There are two variants of the virus, and the severity of the disease may depend on the initial health of the individual, the route of exposure, and the variant of the infecting virus. The West African variant is associated with milder disease, fewer deaths, and limited person-to-person transmission; in contrast, the Central African variant usually results in more severe cases and higher mortality.
Fortunately, massive sequencing analyses carried out by several research groups in Portugal, the United States, and Spain, among other countries, have confirmed that the virus causing the outbreaks currently belongs to the West African variety, i.e., the prognosis is more optimistic.
In West Africa, the mortality rate is less than 1 percent; in the case of Central Africa, it is approximately 11 percent; both are not comparable with those of human smallpox, already eradicated, which reached up to 30 percent.
The good news is that so far no deaths have been reported in association with the latest smallpox outbreaks.
People who were vaccinated against human smallpox up to 1972 have 85 percent protection against monkeypox; therefore, if they are infected, it is expected that the symptoms will be brief and they will not present a severe case of the disease.
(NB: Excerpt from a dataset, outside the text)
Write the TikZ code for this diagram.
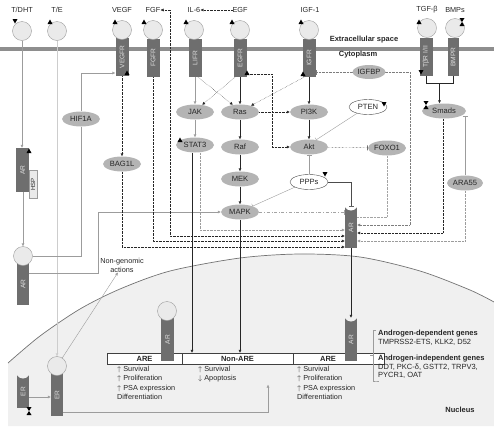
\documentclass[tikz,border=0pt]{standalone}
\usepackage{fontspec}
\setmainfont{Liberation Sans}
\usetikzlibrary{arrows.meta,positioning,calc,shapes.geometric,backgrounds}
\definecolor{rcGray}{HTML}{6E6E6E}
\definecolor{prGray}{HTML}{B4B4B4}
\definecolor{lgFill}{HTML}{EAEAEA}
\definecolor{mbGray}{HTML}{8E8E8E}
\definecolor{nuFill}{HTML}{F0F0F0}
\definecolor{lnGray}{HTML}{9C9C9C}
\definecolor{ltGray}{HTML}{CDCDCD}
\newcommand{\arcup}[2]{\fill[#2] (#1.north west) .. controls ($(#1.north west)+(3,5)$) and ($(#1.north east)+(-3,5)$) .. (#1.north east) -- cycle;}
\tikzset{
  phup/.pic={\fill[black] (-2.5,2) -- (2.5,2) -- (0,-2.5) -- cycle;},
  phdn/.pic={\fill[black] (-2.5,-2) -- (2.5,-2) -- (0,2.5) -- cycle;},
  phbow/.pic={\fill[black] (-2.5,-4) -- (2.5,-4) -- (0,0) -- cycle (-2.5,4) -- (2.5,4) -- (0,0) -- cycle;},
}

\begin{document}
\begin{tikzpicture}[
    x=1pt, y=-1pt,
    font=\fontsize{7.3}{8.6}\selectfont,
    text=black!85,
    >={Latex[length=3pt,width=3pt]},
    lig/.style={circle, draw=lnGray, fill=lgFill, minimum size=19pt, inner sep=0pt},
    rcp/.style={rectangle, fill=rcGray, minimum width=13pt, minimum height=38pt,
                inner sep=0pt, text=white!88!black, font=\fontsize{6.6}{7}\selectfont},
    hsp/.style={rectangle, draw=lnGray, fill=lgFill, minimum width=8pt, minimum height=28pt,
                inner sep=0pt, font=\fontsize{6}{7}\selectfont},
    prot/.style={ellipse, fill=prGray, minimum width=38pt, minimum height=15pt, inner sep=0pt,
                 font=\fontsize{7.6}{8}\selectfont},
    wprot/.style={prot, fill=white, draw=black!70},
    box/.style={rectangle, draw=black!75, fill=white, minimum height=11pt, inner sep=0pt,
                font=\bfseries\fontsize{7.5}{8}\selectfont},
    lbl/.style={inner sep=0pt},
    act/.style={->, black!85},
    dact/.style={->, black!85, densely dotted},
    gact/.style={->, lnGray},
    glin/.style={lnGray},
    inh/.style={-{Bar[width=5pt]}},
  ]
  \useasboundingbox (0,0) rectangle (494,426);
  % ligand labels
  \node[lbl] (dhtl)  at (22,10)  {T/DHT};
  \node[lbl] (tel)   at (57,10)  {T/E};
  \node[lbl] (vegfl) at (122,10) {VEGF};
  \node[lbl] (fgfl)  at (153,10) {FGF};
  \node[lbl] (il6l)  at (194,10) {IL-6};
  \node[lbl] (egfl)  at (240,10) {EGF};
  \node[lbl] (igfl)  at (310,10) {IGF-1};
  \node[lbl] (tgfl)  at (427,10) {TGF-β};
  \node[lbl] (bmpl)  at (455,10) {BMPs};
  \node[lbl, font=\bfseries\fontsize{7.5}{8}\selectfont] (exl) at (364,40) {Extracellular space};
  \node[lbl, font=\bfseries\fontsize{7.5}{8}\selectfont] (cyl) at (358,55) {Cytoplasm};
  % receptors
  \node[rcp] (vegfr) at (122,57) {\rotatebox{90}{VEGFR}};
  \node[rcp] (fgfr)  at (153,58) {\rotatebox{90}{FGFR}};
  \node[rcp] (lifr)  at (195,58) {\rotatebox{90}{LIFR}};
  \node[rcp] (egfr)  at (240,58) {\rotatebox{90}{EGFR}};
  \node[rcp] (igfr)  at (309,58) {\rotatebox{90}{IGFR}};
  \node[rcp] (tbr)   at (426,57) {\rotatebox{90}{TβR I/II}};
  \node[rcp, minimum width=11pt] (bmpr) at (453,57) {\rotatebox{90}{BMPR}};
  % ligands
  \node[lig] (dht)  at (22,31)  {};
  \node[lig] (te)   at (57,31)  {};
  \node[lig] (vegf) at (122,30) {};
  \node[lig] (fgf)  at (153,30) {};
  \node[lig] (il6)  at (194,30) {};
  \node[lig] (egf)  at (240,30) {};
  \node[lig] (igf)  at (309,30) {};
  \node[lig] (tgf)  at (427,28) {};
  \node[lig] (bmp)  at (455,28) {};
  % cytoplasm proteins
  \node[prot] (hif)  at (81,119)  {HIF1A};
  \node[prot] (bag)  at (122,164) {BAG1L};
  \node[prot] (jak)  at (195,112) {JAK};
  \node[prot] (ras)  at (240,112) {Ras};
  \node[prot] (pi3k) at (309,112) {PI3K};
  \node[prot] (stat) at (195,145) {STAT3};
  \node[prot] (raf)  at (240,147) {Raf};
  \node[prot] (akt)  at (309,147) {Akt};
  \node[prot] (mek)  at (240,179) {MEK};
  \node[prot] (mapk) at (240,212) {MAPK};
  \node[wprot] (ppp) at (309,182) {PPPs};
  \node[prot, minimum width=33pt, minimum height=14pt] (igfbp) at (369,72) {IGFBP};
  \node[wprot] (pten) at (368,107) {PTEN};
  \node[prot, minimum width=44pt] (smads) at (444,111) {Smads};
  \node[prot] (foxo) at (387,148) {FOXO1};
  \node[prot, minimum width=36pt] (ara) at (465,183) {ARA55};
  % androgen receptors
  \node[rcp, minimum height=44pt] (arh) at (22.5,170) {\rotatebox{90}{AR}};
  \node[hsp] (hsp) at (33,184.5) {\rotatebox{90}{HSP}};
  \node[rcp, minimum width=12pt, minimum height=42pt] (arl) at (23,284) {\rotatebox{90}{AR}};
  \node[lig] (arlc) at (23,256) {};
  \node[rcp, minimum width=12pt, minimum height=41pt] (arc) at (351,227.5) {\rotatebox{90}{AR}};
  \arcup{arc}{white}
  % nucleus box
  \node[box, minimum width=75pt]  (areL)   at (144.5,358.5) {ARE};
  \node[box, minimum width=111pt] (nonare) at (237.5,358.5) {Non-ARE};
  \node[box, minimum width=91pt]  (areR)   at (338.5,358.5) {};
  \node[lbl, font=\bfseries\fontsize{7.5}{8}\selectfont] (areRl) at (328,358.5) {ARE};
  \node[rcp, minimum height=43pt] (arnl) at (167.5,339.5) {\rotatebox{90}{AR}};
  \node[lig] (arnlc) at (167,311) {};
  \node[rcp, minimum width=12pt, minimum height=43pt] (arnr) at (351,339.5) {\rotatebox{90}{AR}};
  \arcup{arnr}{nuFill}
  \node[rcp, minimum width=12pt, minimum height=42pt] (ern) at (57,395) {\rotatebox{90}{ER}};
  \node[lig] (ernc) at (57,366) {};
  \node[rcp, minimum width=12pt, minimum height=33pt] (erl) at (23,391.5) {\rotatebox{90}{ER}};
  \arcup{erl}{nuFill}
  % texts
  \node[lbl, align=center, font=\fontsize{7.3}{9}\selectfont] (ngl) at (122,265) {Non-genomic\\actions};
  \node[lbl, anchor=north west, align=left, font=\fontsize{7.3}{9.4}\selectfont] (effL) at (117,366)
       {$\uparrow$ Survival\\$\uparrow$ Proliferation\\$\uparrow$ PSA expression\\Differentiation};
  \node[lbl, anchor=north west, align=left, font=\fontsize{7.3}{9.4}\selectfont] (effM) at (198,366)
       {$\uparrow$ Survival\\$\downarrow$ Apoptosis};
  \node[lbl, anchor=north west, align=left, font=\fontsize{7.3}{9.4}\selectfont] (effR) at (297,366)
       {$\uparrow$ Survival\\$\uparrow$ Proliferation\\$\uparrow$ PSA expression\\Differentiation};
  \node[lbl, anchor=north west, align=left, font=\fontsize{7.5}{8.8}\selectfont] (gen) at (378,330)
       {\textbf{Androgen-dependent genes}\\TMPRSS2-ETS, KLK2, D52\\[7pt]
        \textbf{Androgen-independent genes}\\DDT, PKC-δ, GSTT2, TRPV3,\\PYCR1, OAT};
  \node[lbl, font=\bfseries\fontsize{7.5}{8}\selectfont] (nucl) at (460,410) {Nucleus};
  % phosphorylation marks
  \pic at (15,21) {phdn};
  \pic at (50,22) {phup};
  \pic at (115,22) {phup};
  \pic at (144,22) {phup};
  \pic at (186,22) {phup};
  \pic at (232,22) {phup};
  \pic at (301,22) {phup};
  \pic at (419,22) {phup};
  \pic at (462,22) {phbow};
  \pic at (127,73) {phup};
  \pic at (247,73) {phup};
  \pic at (303,74) {phup};
  \pic at (421,72) {phdn};
  \pic at (426,105) {phbow};
  \pic at (384,104) {phdn};
  \pic at (325,174) {phdn};
  \pic at (180,140) {phup};
  \pic at (29,151) {phup};
  \pic at (29,411) {phbow};
  % gene bracket
  \draw[lnGray] ([xshift=-2pt]gen.north west) -- ++(-3,0) |- ([xshift=-2pt,yshift=-2pt]gen.south west) -- ++(3,0);
  \draw[lnGray] ($([xshift=-5pt]gen.north west)!0.5!([xshift=-5pt,yshift=-2pt]gen.south west)$) -- ++(-3,0);

  \begin{scope}[on background layer]
    % membrane and nucleus
    \draw[mbGray, line width=4pt] (0,49) -- (494,49);
    \fill[nuFill] plot[smooth] coordinates {(8,363) (40,336) (80,309) (120,289) (170,271) (240,258)
          (300,254) (360,257) (420,271) (470,290) (494,302)} -- (494,426) -- (8,426) -- cycle;
    \draw[black!55, line width=0.7pt] plot[smooth] coordinates {(8,363) (40,336) (80,309) (120,289)
          (170,271) (240,258) (300,254) (360,257) (420,271) (470,290) (494,302)};
    % left column
    \draw[gact] (dht) -- (dht |- arh.north);
    \draw[gact] (arh.south -| arlc) -- (arlc);
    \draw[->, ltGray] (te) -- (ernc);
    \draw[gact] (hif) |- (vegfr.west |- 0,73);
    \draw[glin] (hif) |- (arlc);
    \draw[gact] (arl.east |- 0,273) -- ++(69,0) |- (mapk);
    \draw[gact] (erl.east |- 0,397) -- (ern.west |- 0,397);
    \draw[gact] (ernc) -- ([xshift=-4pt]ngl.south);
    \draw[gact] (ern.east |- 0,412) -| ([yshift=-2pt]effM.south -| 268,0);
    % ligand cross talk
    \draw[dact] (egfl) -- (il6l);
    \draw[dact, <->] (fgfl) -- (fgfl -| 170,0) |- (arc.west |- 0,236);
    % receptor signalling
    \draw[gact] (lifr) -- (jak);
    \draw[dact] ([xshift=3pt]lifr.south) -- (ras.135);
    \draw[dact] ([xshift=-5pt]egfr.south) -- (jak.45);
    \draw[act] (egfr) -- (ras);
    \draw[dact] ([xshift=-5pt]igfr.south) -- (ras.30);
    \draw[act] (igfr) -- (pi3k);
    \draw[gact] (jak) -- (stat);
    \draw[act] (ras) -- (raf);
    \draw[act] (raf) -- (mek);
    \draw[act] (mek) -- (mapk);
    \draw[act] (pi3k) -- (akt);
    \draw[dact] (ras) -- (pi3k);
    \draw[dact] ([yshift=3pt]egfr.south east) -- ++(25,0) |- (akt);
    \draw[inh, black!85, densely dotted] (akt) -- (foxo);
    \draw[inh, glin] (pten.210) -- (akt.45);
    \draw[inh, glin] (ppp) -- (akt);
    \draw[inh, glin] (ppp.200) -- (mapk.25);
    \draw[inh, black!70] (ppp) -| (arc.north);
    \draw[inh, ltGray!80!black, dash dot] (mapk) -- (mapk -| arc.west);
    % inputs to cytoplasmic AR
    \draw[->, lnGray, densely dotted] ([xshift=5pt]stat.south) |- (arc.west |- 0,230);
    \draw[dact] (fgfr) |- (arc.west |- 0,241);
    \draw[dact] (vegfr) -- (bag);
    \draw[dact] (bag) |- (arc.west |- 0,247);
    \draw[ltGray!80!black, densely dotted] (foxo) |- (arc.east |- 0,217);
    \draw[lnGray!80!black, densely dotted, {Bar[width=5pt]}-{Latex[length=3pt,width=3pt]}]
         (igfr.east |- igfbp) -- (igfbp -| 410,0) |- (arc.east |- 0,225);
    \draw[dact] ([xshift=-1pt]smads.south) |- (arc.east |- 0,233);
    \draw[inh, glin] (ara) -- (ara |- smads.south east);
    \draw[->, lnGray, densely dotted] (ara) |- (arc.east |- 0,241);
    % TGF-beta / BMP
    \draw[black!85] (tbr.south) -- ++(0,7) -| (bmpr.south);
    \coordinate (bkt) at ($(tbr.south)!0.5!(bmpr.south)+(0,7)$);
    \draw[act] (bkt) -- (bkt |- smads.north);
    % to the nucleus
    \draw[act] ([xshift=-3pt]stat.south) -- ([xshift=-3pt]stat.south |- nonare.north);
    \draw[act] (mapk) -- (mapk |- nonare.north);
    \draw[act] (arc) -- (arnr);
  \end{scope}
\end{tikzpicture}
\end{document}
After 1972, the human smallpox vaccine was discontinued throughout the country, except for some entities that had remnants of the vaccine.
Mechanisms of transmission of monkeypox
Dr. Juan Carlos Lona Reyes, pediatric infectologist, coordinator of the Pediatrics specialty of the CUCS at the Hospital Civil de Guadalajara (HCG) Dr. Juan I. Menchaca, explained that the mechanism by which infection is acquired from other species to humans is by scratching or biting.
Person-to-person transmission can be caused by contact with dermal lesions, body fluids, or contaminated surfaces, such as bedding. In this scenario, the persons at greatest risk of acquiring the infection will be household contacts, if there is a sick person or close contacts outside the home with a sick person.
There may be transmission by respiratory secretions; however, close contact is required. In international trips that may last many hours, so far no contagion has been reported, but in any case, in people who are not infected, the use of masks is recommended.
It has been said that sexual intercourse is a probable mechanism of transmission of the infection, but this possibility is under study and more information is needed to endorse it as an effective mechanism of transmission of the disease.
Other preventive measures for contact with people who may be infected include frequent hand washing, avoiding contact with contaminated surfaces or materials, and keeping patients in isolation when the disease is confirmed in them.
The illness may last from two to four weeks. There may be some serious complications due to bacterial superinfections that may occur, such as sepsis, bronchopneumonia processes, and encephalitis, among others.
Patients at risk of complications are those who have cancer and receive chemotherapy; HIV patients, children, and pregnant women.
Vaccines and PCR against monkeypox
There are vaccines, but they are not available for the general population, and the recommendation regarding vaccines will depend on the evolution of the alert. The Rector of the CUCS, Dr. José Francisco Muñoz Valle, said that the UdeG can perform the PCR test to detect simian smallpox; however, the recommendation is that the samples are sent directly to the state laboratory, in the case of Jalisco.
"Since the previous weeks, we have been performing different assays to be able to standardize this test, since to make a diagnosis we must be certain that we are amplifying a fragment of the simian smallpox virus gene itself. We have the conditions in the Laboratory of Emerging Diseases of the CUCS to make the diagnosis, but at this moment only the samples sent to the state laboratory are considered valid", declared Muñoz Valle.